11.3.1 Text Classification Roadmap: Text In, Label Out
Text classification takes one piece of text and predicts one label, such as sentiment, topic, intent, or risk type.
See the Classification Pipeline First



Always build a baseline before a complex model. Most classification problems fail because labels are vague or examples are skewed.
Run a Keyword Baseline
texts = ["great course and clear examples", "confusing setup error"]
positive_words = {"great", "clear", "good", "useful"}
for text in texts:
score = sum(word in positive_words for word in text.split())

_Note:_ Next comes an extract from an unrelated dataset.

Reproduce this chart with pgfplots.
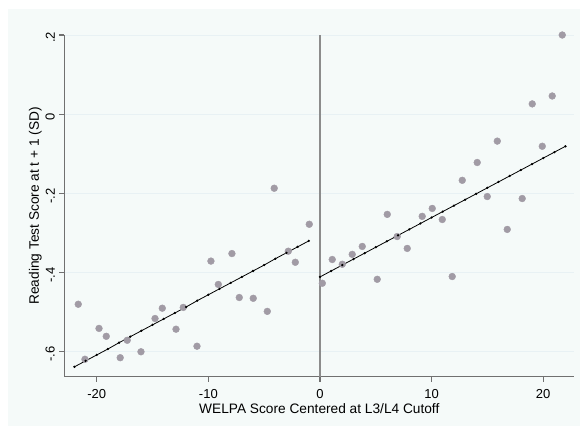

label = "positive" if score > 0 else "needs_review"
print(label, "-", text)
Expected output:
positive - great course and clear examples
needs_review - confusing setup error
Simple baselines are not the final model, but they expose label rules and failure cases quickly.
Learn in This Order
| Step | Read | Practice Output |
|---|---|---|
| 1 | Traditional methods | Build TF-IDF or keyword baseline |
| 2 | Deep learning methods | Compare embeddings, pooling, CNN/RNN/Transformer features |
| 3 | Project practice | Track split, metrics, label ambiguity, and error samples |
Pass Check
You pass this chapter when you can train or simulate a classifier, report accuracy/F1, and explain at least one ambiguous label case.